Azerbaijan, Baku, May.26 / Trend F.Karimov/
The governor of the Iranian Central Bank Mahmoud Bahmani said that nothing more can be done to curb inflation, the Tasnim News Agency reported.
"The [inflation] rate is very high. But, what can we do? We did our best to reduce the inflation, but that was all we could do," he said.
Last year, the central bank paid 1,956 billion rials in financial facilities, 31.7 percent of which was paid to the production and industry sector, he noted.
Previously, Bahmani said that the country hopes to curb inflation through taking three financial policies.
Through selling bonds and gold coins, as well as through reducing liquidity, we hope to curb inflation, Mehr quoted Bahmani as saying.
Bahmani also said that gold has been purchased and reserved sufficiently for 15 years, and that there is no problem in this regard.
Some $3 billion has been injected to the Forex Center during the past month and $2 billion has been allocated to import staple foods, he noted.
The Tehran Forex center was officially inaugurated on September 24, 2012. It allows importers of goods to buy dollars at a rate 2 percent cheaper than the street rate at any given time.
Meanwhile, the government maintains an official reference rate of 12,260 rials to the dollar.
The Iranian government plans to use revenues from petrochemical sales and 14.5 percent of its oil revenues to provide dollars for the center, central bank governor Mahmoud Bahmani said in September 2012.
Iran's inflation rate reached 38.7 percent in the first month of the current Iranian calendar year (March 21-April 20), the Mehr News agency reported, citing the Iranian Statistics Center.
Inflation in Iran amounted to 25.4 percent on the average during the past Iranian calendar year.
The inflation rate increased from 21.8 percent in the first calendar month of Farvardin to 31.5 percent in the final month of Esfand, the report said. Growth in liquidity and foreign currency exchange rates were probably the main causes of inflation rise.
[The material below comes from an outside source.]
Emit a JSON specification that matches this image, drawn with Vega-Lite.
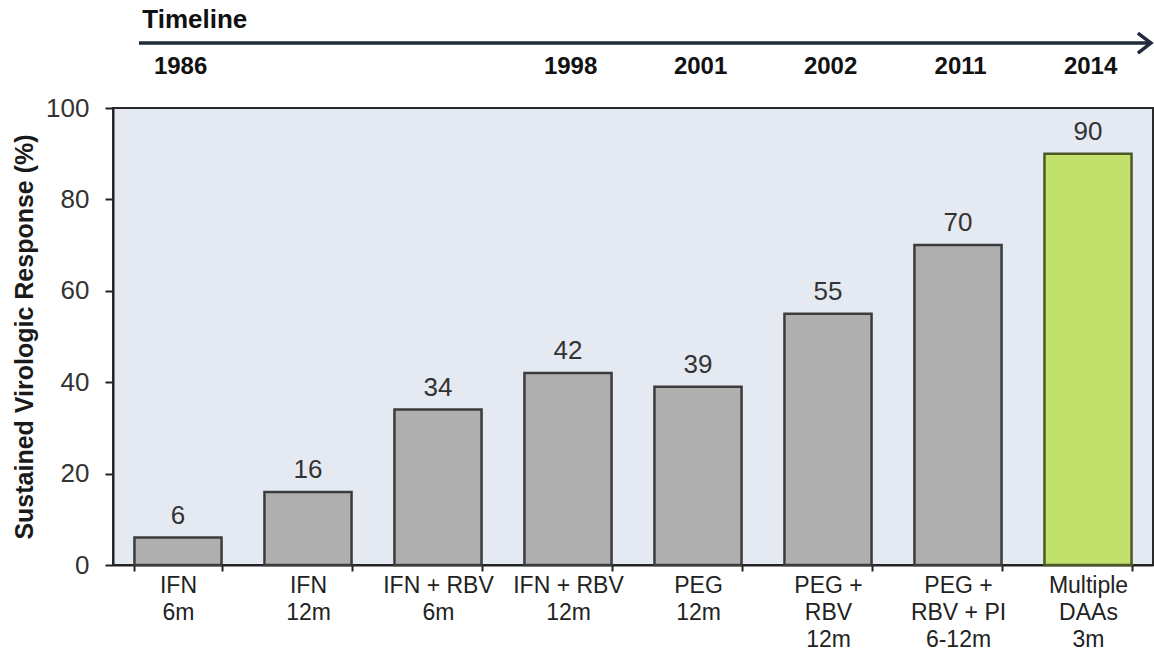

In December 2012, IRNA quoted Finance and Economic Affairs Minister Shamseddin Hosseini as saying that the Iranian administration has special plans to curb a probable surge in inflation during the final months of the current Iranian calendar year, ending on March 20, 2013.
As recent rises in prices on goods are in close relation with rises in foreign currency prices, so we should rein in foreign currency shocks, he added.
The International Monetary Fund said on April 16 that Iran's economy contracted by 1.9% in 2012 and is expected to shrink by 1.3% this year as it reels from the impact of Western sanctions.
The economy of the Islamic republic is, however, forecast to grow next year by 1.1%, the IMF said in its annual World Economic Outlook.